Two leaders spearhead reshuffled Astana

Kreuziger and Vinokourov lead generation change at official presentation

It is with a largely renewed roster that the Kazakh team Astana for 2011 presented itself to the public and press in Monaco on Friday. In the presence of Kairat Kelimbetov, CEO of the sponsoring, state-owned National Wealth Fund Samruk-Kazyna and Kazakh cycling federation president, the squad revealed its 27-rider roster, of whom 10 are new signings.

Its most prominent addition, Czech stage race specialist Roman Kreuziger, will lead the outfit together with driving force and national hero Alexander Vinokourov, as motivated as ever for what might be his final season as a professional cyclist.

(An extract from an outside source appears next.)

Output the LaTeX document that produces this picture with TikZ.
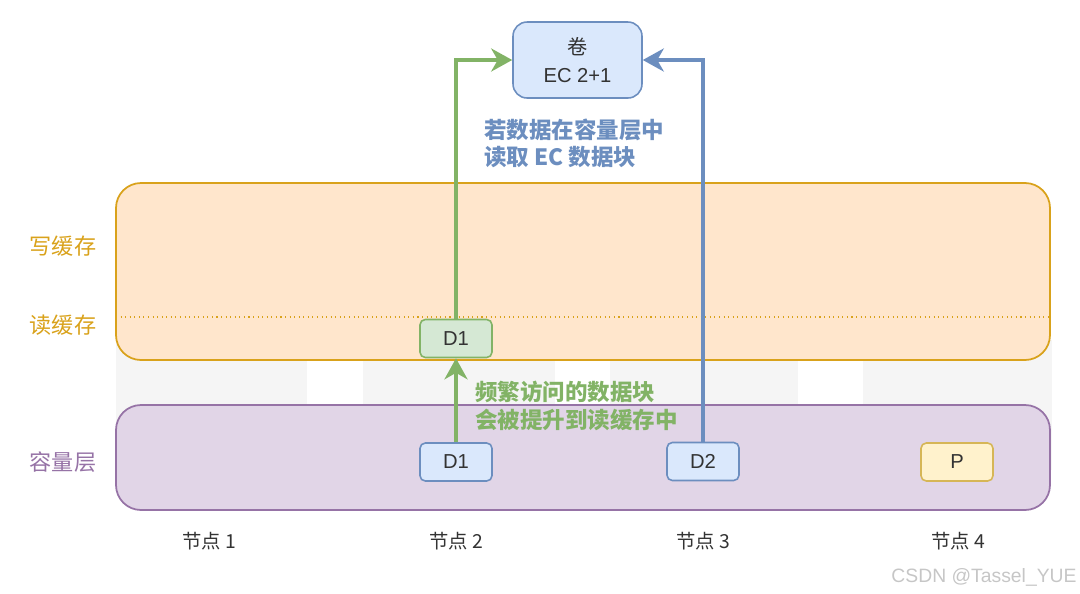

As the riders entered the stage - presented by none less that breakaway legend Jacky Durand - it became apparent that the new team manager Giuseppe Martinelli had taken great care in assembling a squad encompassing two generations of riders: one young, talent-laden with the likes of Krueziger, eager to prove the expectations laid upon him at the Giro d'Italia this year, and the other of more confirmed, highly experienced men such as Vinokourov.

"We have combined the old generation with the one that is coming up for a team that has big, long-term goals," commented Kelimbetov, who supplied Martinelli with an annual budget of 15 million Euro in order to do so.

With the team's prestigious mentor Vinokourov celebrating his 38th birthday this year, the choice of a replacement leader fell on Kreuziger, who wants to confirm his Grand Tour talent at the age of 24. "We are very confident in him," said Vinokourov. "He is still very young, but it's already his sixth year as a pro. He has a huge potential. Even if a three-week race is different from a one-week event, I'm certain that he will be able to do a beautiful Giro."

The Czech rider, victorious in the Tour de Suisse and Tour de Romandie in the past, now looks to improve his Grand Tour top ten placings by going for the overall victory at the Giro - as the team's sole leader. "I've come to a stage in my career where I feel I can take up responibilities. I will go to the Giro to win it," stated Kreuziger, happy about his position in the new outfit after leaving Liquigas, his employer for the past five years.

"I'm very happy in this team, I've already gotten used to everyone. I need new input to motivate myself again. To grow, this team was the best solution. I was often told that I wait too much for the others to move in races, and Vino will guide me now on how to attack at the best moment to become an actor in races."

The Kazakh star, who will thus skip the Giro to fully focus on the Tour, revealed that he was possibly looking at his last season in the pro ranks - even though he has said so in the beginning of 2010, too. "I will concentrate on the Tour, Paris-Nice, the Classics. At 37 years, I can't do both the Giro and the Tour and be compeititve. It's hard to say whether I'll continue beyond this year, because when you still have results and you're still motivated to do well... I have the pink jersey and a golden one already at home, so all I lack now is a yellow one!"

The team will thus support Kreuziger at the Giro, Vinokourov at the Tour - and possibly Kreuziger at the Vuelta again, but this is yet to be decided. As for the Classics, 'Vino' is eager to add Fleche Wallonne to his palmares, which already include Amstel Gold and Liege-Bastogne-Liege two times. "I would love to win a race like Milano-San Remo but it's not suited to me," he shrugged. Fortunately, Astana also has a top sprinter in its ranks who is already fully concentrated on the 'Classicissima': Allan Davis.

"We will be competitive in all races of the calendar," said Martinelli, highly satisfied with the revamped team. "We have two big leaders, but many more cards to play. The team is much more open now that it was in the past."

Amongst the newcomers are Australian Simon Clarke, French climber Remy Di Gregorio, Estonian time trilalist Tanel Kangert, Swede Frederik Kessiakoff, Croatian Robert Kiserlovski (who finished tenth in last year's Giro), fast Italian Mirco Lorenzetto, Russian veteran Evgeni Petrov and Lithuanian powerhouse Tomas Vaitkus. With 14 nationalities on board and an average rider age of 28 years, Astana's fifth season in pro cycling is likely to be another successful one.